This repository contains the code, dataset structure, and experimental pipeline used in the study:
Temporal Coverage Bias in Financial Panel Data: A Coverage-Aware Structuring Framework with Evidence from the Dhaka Stock Exchange
Submitted to Financial Innovation (Springer).
Financial panel datasets frequently align multiple financial instruments across a shared calendar. However, instruments are listed at different times, resulting in heterogeneous observation windows.
Naively extending time series backward to match a common calendar introduces temporal coverage bias, which can distort statistical estimates of volatility and risk.
This project proposes a coverage-aware dataset structuring framework that explicitly encodes instrument availability through an availability matrix and evaluates the statistical consequences of naive temporal alignment.
- Introduces a coverage-aware dataset structuring framework for financial panel datasets.
- Formalizes temporal coverage bias arising from naive temporal alignment of financial instruments.
- Demonstrates that naive temporal padding can distort volatility estimates by:
- ~20% reduction in return volatility
- ~26% distortion in conditional variance estimates.
- Provides reproducible experiments using ARIMA and GARCH models.
The dataset contains end-of-day trading records for instruments listed on the Dhaka Stock Exchange (DSE).
Coverage:
- Period: October 2012 – January 2026
- Instruments: 486
- Asset classes:
- equities
- treasury bills
- mutual funds
- bonds
Two dataset versions are provided:
- Unadjusted dataset – raw historical price records
- Adjusted dataset – incorporates corporate action adjustments
Instrument availability across time is encoded using an availability matrix:
A(i,t) ∈ {0,1,2,3}
Where:
0 = no observation available
1 = observation available in adjusted dataset only
2 = observation available in unadjusted dataset only
3 = observation available in both datasets
This representation preserves heterogeneous listing windows and avoids artificial temporal padding.

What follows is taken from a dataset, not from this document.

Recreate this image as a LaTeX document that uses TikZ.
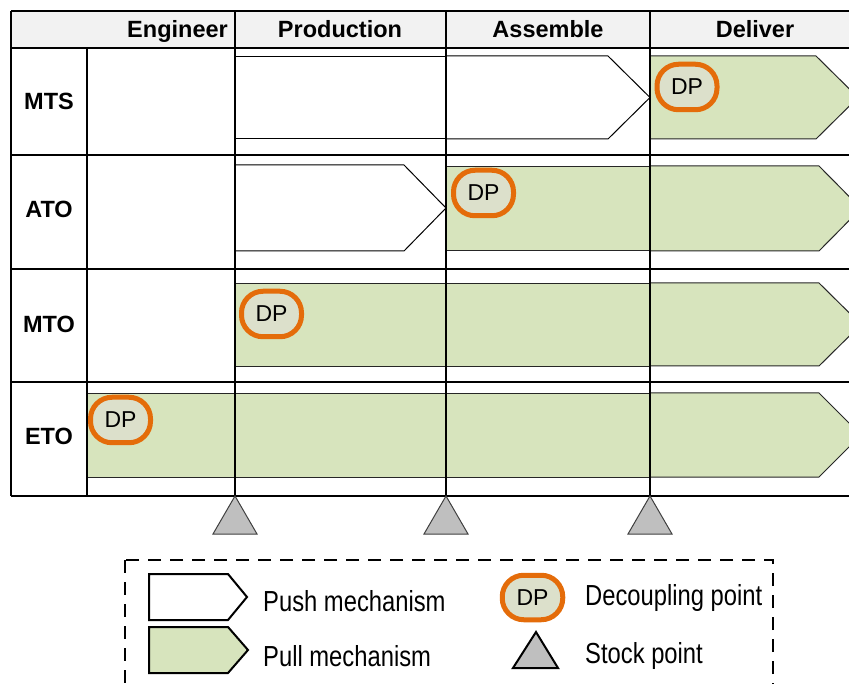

The experimental evaluation compares two dataset constructions:
- Coverage-aware dataset
- Naively aligned dataset with temporal padding
Steps:
- Construct dataset representations
- Compute log returns
- Fit ARIMA models for illustrative analysis
- Estimate conditional variance using GARCH models
- Compute distortion metrics between the two constructions
Across 53 instruments:
- Mean return volatility distortion ≈ 20%
- Mean conditional variance distortion ≈ 26%
These results demonstrate that naive temporal alignment can significantly bias volatility estimates.
Install dependencies:
pip install -r requirements.txt
Run experiments:
python scripts/arima_single_demo.py
python scripts/experiments/coverage_vs_naive.py
python scripts/experiments/cross_instrument_arima.py
python scripts/experiments/multi_instrument_volatility_robustness.py
Generate figures:
python scripts/generate_figures.py
python scripts/generate_distortion_plots.py
And any other .py files associated in the repository should run easily. The codes should also run seamlessly in anaconda.
This repository is released for academic and research use.